Sam is particularly interesting—it’s not often a survival story is told from the point-of-view of a leader’s main support instead of the leader. Sam’s position is often as an observer or as someone caught between supporting her friend and craving recognition from other people. That push and pull, how easily Sam can be swayed, how she fumbles to figure out what her own boundaries are, are all great ways for Sam to discover her own faults and be honest (at least with herself) about them. That all provides a great contrast with Rittika and Mel, who are far more confident but on polar opposite sides.

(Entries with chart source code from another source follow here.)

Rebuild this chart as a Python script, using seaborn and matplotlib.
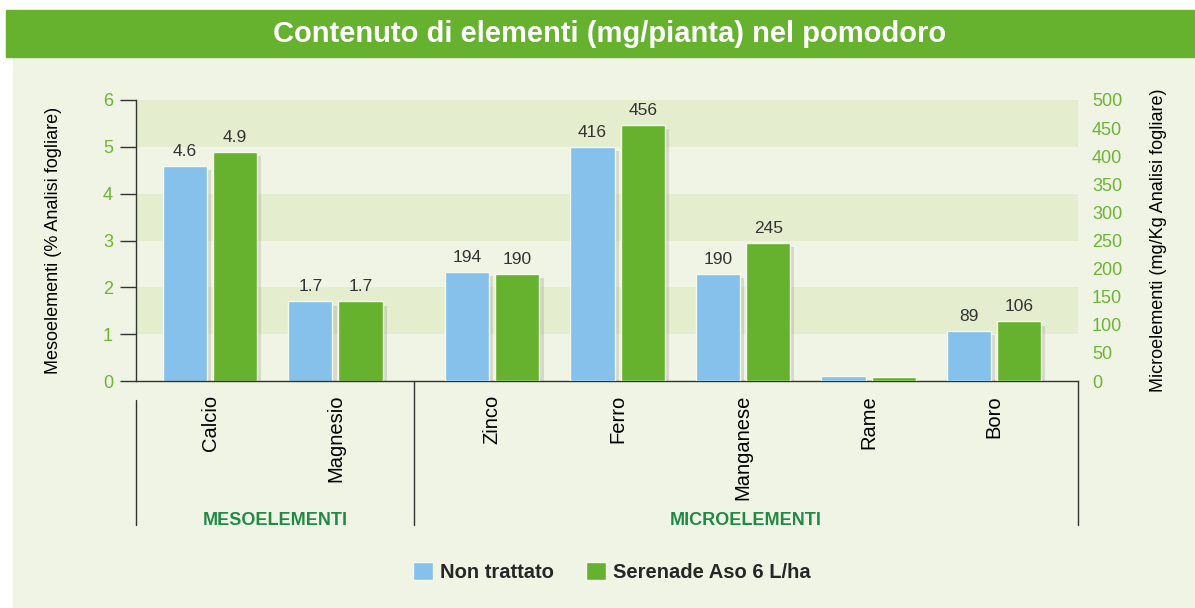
import numpy as np
import pandas as pd
import seaborn as sns
import matplotlib.pyplot as plt
import matplotlib.patheffects as pe
import matplotlib.transforms as mtransforms
from matplotlib.patches import Rectangle, Patch

# data
meso = ["Calcio", "Magnesio"]
micro = ["Zinco", "Ferro", "Manganese", "Rame", "Boro"]
series = ["Non trattato", "Serenade Aso 6 L/ha"]
meso_non = [4.6, 1.7]
meso_ser = [4.9, 1.7]
micro_non = [194, 416, 190, 9, 89]
micro_ser = [190, 456, 245, 8, 106]
meso_yticks = [0, 1, 2, 3, 4, 5, 6]
micro_yticks = [0, 50, 100, 150, 200, 250, 300, 350, 400, 450, 500]

BLUE = "#85c1ea"
GREEN = "#66b22e"
CREAM = "#f0f4e4"
BAND = "#e5edcf"
TICKGREEN = "#6cb533"
DARKGREEN = "#1f8a43"

sns.set_theme(style="white")
plt.rcParams["font.family"] = ["Liberation Sans", "DejaVu Sans"]

elements = meso + micro
# a bit of extra room between the two groups
pos = np.arange(len(elements)) + np.where(np.isin(elements, micro), 0.25, 0.0)
pos_of = dict(zip(elements, pos))

rows = []
for el, a, b in zip(meso, meso_non, meso_ser):
    rows.append([el, pos_of[el], series[0], a, "meso"])
    rows.append([el, pos_of[el], series[1], b, "meso"])
for el, a, b in zip(micro, micro_non, micro_ser):
    rows.append([el, pos_of[el], series[0], a, "micro"])
    rows.append([el, pos_of[el], series[1], b, "micro"])
df = pd.DataFrame(rows, columns=["elemento", "pos", "serie", "valore", "gruppo"])

fig = plt.figure(figsize=(11.95, 6.08), dpi=100)
fig.patch.set_facecolor("white")
W, H = 1195, 608
fig.add_artist(Rectangle((13 / W, 0), 1, (H - 10) / H, transform=fig.transFigure,
                         color=CREAM, zorder=-10))
fig.add_artist(Rectangle((6 / W, (H - 57) / H), 1, 47 / H, transform=fig.transFigure,
                         color=GREEN, zorder=-9))
fig.text(610 / W, (H - 34) / H, "Contenuto di elementi (mg/pianta) nel pomodoro",
         color="white", fontsize=21, fontweight="bold", ha="center", va="center")

ax = fig.add_axes([136 / W, 227 / H, 942 / W, 281 / H])
ax.set_facecolor(CREAM)
for lo in (1, 3, 5):
    ax.axhspan(lo, lo + 1, color=BAND, zorder=0, lw=0)
ax2 = ax.twinx()

common = dict(x="pos", y="valore", hue="serie", hue_order=series,
              palette=[BLUE, GREEN], saturation=1, native_scale=True, width=0.8, gap=0.12,
              errorbar=None, legend=False, edgecolor="#f6f9ee", linewidth=1)
sns.barplot(data=df[df.gruppo == "meso"], ax=ax, **common)
sns.barplot(data=df[df.gruppo == "micro"], ax=ax2, **common)

shadow = [pe.SimplePatchShadow(offset=(3, -3), shadow_rgbFace="#6b6b6b", alpha=0.2), pe.Normal()]
for a in (ax, ax2):
    for c in a.containers:
        for bar in c:
            bar.set_path_effects(shadow)

meso_lab = [[f"{v:.1f}" for v in meso_non], [f"{v:.1f}" for v in meso_ser]]
micro_lab = [[("" if el == "Rame" else str(v)) for el, v in zip(micro, micro_non)],
             [("" if el == "Rame" else str(v)) for el, v in zip(micro, micro_ser)]]
for c, lab in zip(ax.containers, meso_lab):
    ax.bar_label(c, labels=lab, padding=5, fontsize=12.5, color="#333333")
for c, lab in zip(ax2.containers, micro_lab):
    ax2.bar_label(c, labels=lab, padding=5, fontsize=12.5, color="#333333")

ax.set_xlim(-0.59, 6.92)
ax.set_ylim(0, 6)
ax2.set_ylim(0, 500)
ax.set_yticks(meso_yticks)
ax2.set_yticks(micro_yticks)
ax.set_xticks(pos)
ax.set_xticklabels(elements, rotation=90, fontsize=14.5, color="black")
ax.tick_params(axis="x", length=0, pad=10)
ax.tick_params(axis="y", direction="out", length=11.5, width=1, color="#333333",
               labelcolor=TICKGREEN, labelsize=13, pad=5, left=True)
ax2.tick_params(axis="y", length=0, labelcolor=TICKGREEN, labelsize=13, pad=10)
ax.set_xlabel("")
ax2.set_xlabel("")
ax.set_ylabel("Mesoelementi (% Analisi fogliare)", fontsize=13, color="black")
ax2.set_ylabel("Microelementi (mg/Kg Analisi fogliare)", fontsize=13, color="black")
ax.yaxis.set_label_coords(-0.0786, 0.5)
ax2.yaxis.set_label_coords(1.0764, 0.5)

for s in ("top", "right"):
    ax.spines[s].set_visible(False)
for s in ax2.spines.values():
    s.set_visible(False)
for s in ("left", "bottom"):
    ax.spines[s].set_color("#333333")
    ax.spines[s].set_linewidth(1)

# group separators below the axis
blend = mtransforms.blended_transform_factory(ax.transData, ax.transAxes)
mid = (pos_of[meso[-1]] + pos_of[micro[0]]) / 2
xl, xr = ax.get_xlim()
y_bot = -0.5125
ax.plot([xl, xl], [-0.0676, y_bot], transform=blend, color="#333333", lw=1, clip_on=False)
ax.plot([mid, mid], [0, y_bot], transform=blend, color="#333333", lw=1, clip_on=False)
ax.plot([xr, xr], [0, y_bot], transform=blend, color="#333333", lw=1, clip_on=False)
ax.text((xl + mid) / 2, -0.495, "MESOELEMENTI", transform=blend, ha="center", va="center",
        fontsize=13, fontweight="bold", color=DARKGREEN)
ax.text((mid + xr) / 2, -0.495, "MICROELEMENTI", transform=blend, ha="center", va="center",
        fontsize=13, fontweight="bold", color=DARKGREEN)

handles = [Patch(facecolor=BLUE, edgecolor="#f6f9ee"), Patch(facecolor=GREEN, edgecolor="#f6f9ee")]
fig.legend(handles, series, loc="center", bbox_to_anchor=(612 / W, 36 / H), ncol=2,
           frameon=False, handlelength=1.0, handleheight=1.0, handletextpad=0.35,
           columnspacing=1.6, prop={"size": 14.5, "weight": "bold"})

fig.savefig("out.png", dpi=100, facecolor=fig.get_facecolor())
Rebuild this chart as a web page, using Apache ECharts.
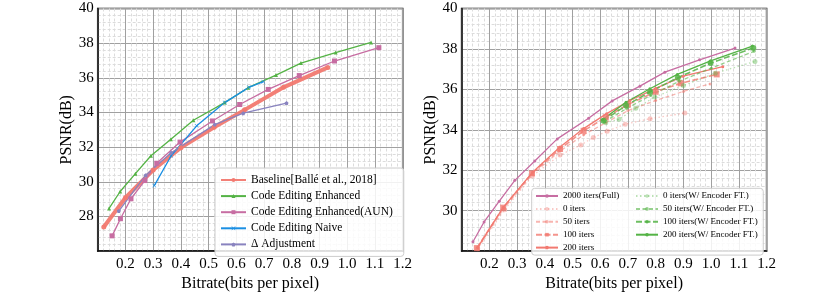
<!DOCTYPE html>
<html><head><meta charset="utf-8">
<script src="https://cdn.jsdelivr.net/npm/echarts@6/dist/echarts.min.js"></script>
<style>html,body{margin:0;padding:0;background:#fff}#c{width:830px;height:297px}</style>
</head><body><div id="c"></div>
<script>
// ---- Left chart data ----
const baselineX = [0.122, 0.2, 0.3, 0.4, 0.52, 0.63, 0.77, 0.93];
const baselineY = [27.39, 29.08, 30.68, 31.97, 33.15, 34.15, 35.45, 36.6];
const enhancedX = [0.141, 0.181, 0.236, 0.292, 0.364, 0.445, 0.558, 0.643, 0.743, 0.833, 0.958, 1.086];
const enhancedY = [28.46, 29.44, 30.47, 31.5, 32.46, 33.55, 34.57, 35.43, 36.16, 36.85, 37.46, 38.04];
const aunX = [0.152, 0.182, 0.22, 0.27, 0.313, 0.397, 0.514, 0.612, 0.715, 0.827, 0.954, 1.114];
const aunY = [26.88, 27.87, 29.02, 30.07, 31.07, 32.29, 33.51, 34.46, 35.33, 36.13, 36.97, 37.74];
const naiveX = [0.304, 0.365, 0.457, 0.558, 0.645, 0.697];
const naiveY = [29.78, 31.5, 33.23, 34.57, 35.45, 35.78];
const deltaX = [0.176, 0.273, 0.365, 0.522, 0.625, 0.781];
const deltaY = [28.31, 30.38, 31.68, 33.3, 33.96, 34.54];

// ---- Right chart data ----
const fullX = enhancedX;
const fullY = enhancedY;
const it0X = [0.158, 0.255, 0.355, 0.455, 0.53, 0.575, 0.625, 0.69, 0.78, 0.905];
const it0Y = [28.12, 30.05, 31.72, 32.75, 33.25, 33.62, 33.93, 34.28, 34.55, 34.83];
const it50X = [0.158, 0.252, 0.355, 0.455, 0.54, 0.62, 0.7, 0.8, 0.9, 0.996];
const it50Y = [28.15, 30.1, 31.8, 32.95, 33.75, 34.35, 34.95, 35.45, 35.9, 36.27];
const it100X = [0.155, 0.25, 0.354, 0.455, 0.54, 0.62, 0.7, 0.8, 0.89, 1.02];
const it100Y = [28.15, 30.15, 31.85, 33.05, 33.95, 34.62, 35.25, 35.88, 36.3, 36.74];
const it200X = [0.158, 0.25, 0.356, 0.455, 0.54, 0.623, 0.707, 0.8, 0.899, 1.042];
const it200Y = [28.18, 30.16, 31.9, 33.15, 34.06, 34.8, 35.45, 36.05, 36.65, 37.12];
const enc0X = [0.62, 0.668, 0.728, 0.797, 0.9, 1.015, 1.158];
const enc0Y = [34.35, 34.52, 35.06, 35.62, 36.19, 36.8, 37.38];
const enc50X = [0.615, 0.695, 0.782, 0.885, 1.0, 1.155];
const enc50Y = [34.4, 35.05, 35.7, 36.4, 37.05, 37.88];
const enc100X = [0.612, 0.693, 0.78, 0.88, 0.998, 1.152];
const enc100Y = [34.45, 35.2, 35.88, 36.58, 37.3, 38.05];
const enc200X = [0.608, 0.693, 0.779, 0.878, 0.998, 1.149];
const enc200Y = [34.5, 35.36, 36.03, 36.74, 37.41, 38.14];

const leftNames = ['Baseline[Ballé et al., 2018]', 'Code Editing Enhanced', 'Code Editing Enhanced(AUN)', 'Code Editing Naive', 'Δ Adjustment'];
const rightNames1 = ['2000 iters(Full)', '0 iters', '50 iters', '100 iters', '200 iters'];
const rightNames2 = ['0 iters(W/ Encoder FT.)', '50 iters(W/ Encoder FT.)', '100 iters(W/ Encoder FT.)', '200 iters(W/ Encoder FT.)'];
const xTicks = {min: 0.1, max: 1.2, interval: 0.1};
const yTicksLeft = {min: 26, max: 40, interval: 2};
const yTicksRight = {min: 28, max: 40, interval: 2};

const FONT = 'Liberation Serif';
const RED = '#F27970', GREEN = '#54B345', PINK = '#C76DA2', BLUE = '#1A8FE3', PURPLE = '#8983BF';
const XSYM = 'path://M0,1L1,0L5,4L9,0L10,1L6,5L10,9L9,10L5,6L1,10L0,9L4,5Z';
const PENT = 'path://M5,0L10,3.8L8.1,10L1.9,10L0,3.8Z';

const pairs = (xs, ys) => xs.map((x, i) => [x, ys[i]]);

function xAxis(gi) {
  return {
    type: 'value', gridIndex: gi, min: xTicks.min, max: xTicks.max, interval: xTicks.interval,
    name: 'Bitrate(bits per pixel)', nameLocation: 'middle', nameGap: 21,
    nameTextStyle: {fontFamily: FONT, fontSize: 16, color: '#000'},
    axisLabel: {fontFamily: FONT, fontSize: 15, color: '#000', margin: 5,
      formatter: v => (v < 0.15 ? '' : v.toFixed(1))},
    axisLine: {show: true, onZero: false, lineStyle: {color: '#111', width: 1.5}},
    axisTick: {show: false},
    splitLine: {show: true, lineStyle: {color: '#a0a0a0', width: 1}},
    minorTick: {show: false, splitNumber: 5},
    minorSplitLine: {show: true, lineStyle: {color: '#dcdcdc', width: 1, type: [3, 2]}}
  };
}
function yAxis(gi, t) {
  return {
    type: 'value', gridIndex: gi, min: t.min, max: t.max, interval: t.interval,
    name: 'PSNR(dB)', nameLocation: 'middle', nameGap: 21, nameRotate: 90,
    nameTextStyle: {fontFamily: FONT, fontSize: 16, color: '#000'},
    axisLabel: {fontFamily: FONT, fontSize: 15, color: '#000', margin: 4,
      formatter: v => (v === t.min ? '' : String(v))},
    axisLine: {show: true, onZero: false, lineStyle: {color: '#111', width: 1.5}},
    axisTick: {show: false},
    splitLine: {show: true, lineStyle: {color: '#a0a0a0', width: 1}},
    minorTick: {show: false, splitNumber: 5},
    minorSplitLine: {show: true, lineStyle: {color: '#dcdcdc', width: 1, type: [3, 2]}}
  };
}
function line(name, gi, xs, ys, color, o) {
  o = o || {};
  return {
    name, type: 'line', xAxisIndex: gi, yAxisIndex: gi, data: pairs(xs, ys),
    symbol: o.symbol || 'circle', symbolSize: o.size || 4, showSymbol: true,
    lineStyle: {color, width: o.width || 1.3, type: o.type || 'solid', opacity: o.op == null ? 1 : o.op},
    itemStyle: {color, opacity: o.op == null ? 1 : o.op},
    z: o.z || 2, animation: false, emphasis: {disabled: true}
  };
}

const chart = echarts.init(document.getElementById('c'), null, {renderer: 'canvas'});
chart.setOption({
  animation: false,
  grid: [
    {left: 97.7, top: 8.5, width: 305, height: 251.7, show: true, borderColor: '#111', borderWidth: 1.5, backgroundColor: 'transparent'},
    {left: 461.6, top: 8.5, width: 305, height: 251.7, show: true, borderColor: '#111', borderWidth: 1.5, backgroundColor: 'transparent'}
  ],
  xAxis: [xAxis(0), xAxis(1)],
  yAxis: [yAxis(0, yTicksLeft), yAxis(1, yTicksRight)],
  legend: [
    {left: 215, top: 168, orient: 'vertical', data: leftNames, selectedMode: false,
      itemWidth: 25, itemHeight: 5, itemGap: 4.1, padding: [6, 11, 6, 5],
      backgroundColor: 'rgba(255,255,255,0.85)', borderColor: '#cccccc', borderWidth: 1, borderRadius: 3,
      textStyle: {fontFamily: FONT, fontSize: 11.5, color: '#000', lineHeight: 12}},
    {left: 531.7, top: 188.3, orient: 'vertical', data: rightNames1, selectedMode: false,
      itemWidth: 22, itemHeight: 4.5, itemGap: 3.9, padding: [3.2, 144, 3, 3.3],
      backgroundColor: 'rgba(255,255,255,0.85)', borderColor: '#cccccc', borderWidth: 1, borderRadius: 3,
      textStyle: {fontFamily: FONT, fontSize: 9, color: '#000', lineHeight: 9}},
    {left: 635, top: 191.5, orient: 'vertical', data: rightNames2, selectedMode: false, z: 10,
      itemWidth: 22, itemHeight: 4.5, itemGap: 3.9, padding: 0,
      textStyle: {fontFamily: FONT, fontSize: 9, color: '#000', lineHeight: 9}}
  ],
  series: [
    line(leftNames[0], 0, baselineX, baselineY, RED, {width: 4, size: 5, op: 0.95}),
    line(leftNames[1], 0, enhancedX, enhancedY, GREEN, {symbol: 'triangle', size: 4}),
    line(leftNames[2], 0, aunX, aunY, PINK, {symbol: 'rect', size: 5}),
    line(leftNames[3], 0, naiveX, naiveY, BLUE, {symbol: XSYM, size: 4}),
    line(leftNames[4], 0, deltaX, deltaY, PURPLE, {symbol: PENT, size: 4}),

    line(rightNames1[0], 1, fullX, fullY, PINK, {symbol: 'circle', size: 3}),
    line(rightNames1[1], 1, it0X, it0Y, RED, {symbol: 'circle', size: 5, type: [1.5, 2.5], op: 0.4}),
    line(rightNames1[2], 1, it50X, it50Y, RED, {symbol: 'circle', size: 3, type: [4, 2.5], op: 0.55}),
    line(rightNames1[3], 1, it100X, it100Y, RED, {symbol: 'rect', size: 6, type: [6, 2.5], op: 0.8, width: 1.6}),
    line(rightNames1[4], 1, it200X, it200Y, RED, {symbol: 'circle', size: 3, op: 1}),
    line(rightNames2[0], 1, enc0X, enc0Y, GREEN, {symbol: 'circle', size: 5, type: [1.5, 2.5], op: 0.4}),
    line(rightNames2[1], 1, enc50X, enc50Y, GREEN, {symbol: 'circle', size: 3, type: [4, 2.5], op: 0.6}),
    line(rightNames2[2], 1, enc100X, enc100Y, GREEN, {symbol: 'circle', size: 6, type: [6, 2.5], op: 0.85, width: 1.6}),
    line(rightNames2[3], 1, enc200X, enc200Y, GREEN, {symbol: 'circle', size: 3, op: 1})
  ]
});
</script></body></html>
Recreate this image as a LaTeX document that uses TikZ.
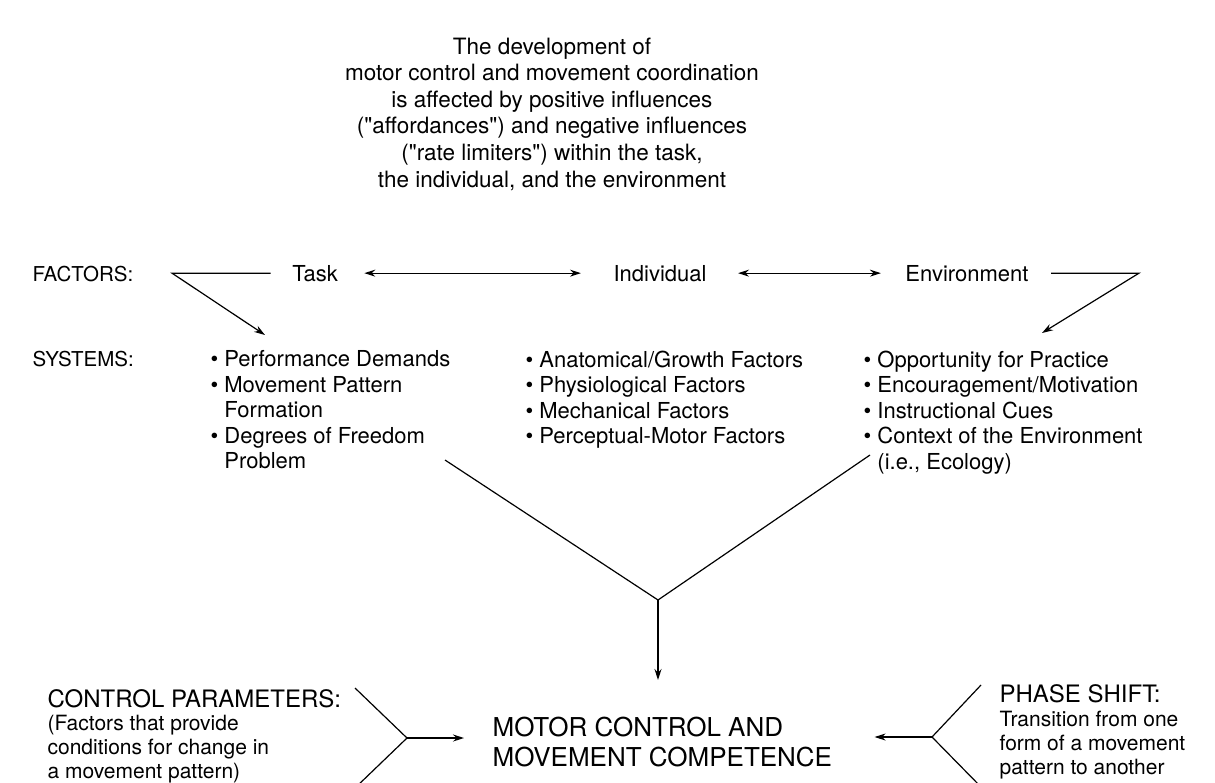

But outside of those three (and Alexa, in Sam’s memories), most of the characters are incredibly flat. In fact, the boys appear to have made such a limited impression on the internet as a whole that I didn’t even realize there were going to be boys on the island. I do appreciate that Prasad diversified the cast and tackled race and class issues that would crop up at a predominantly white, exclusive private high school and between different cast members. I don’t like how everything was handled, but it was refreshing to see it addressed head on.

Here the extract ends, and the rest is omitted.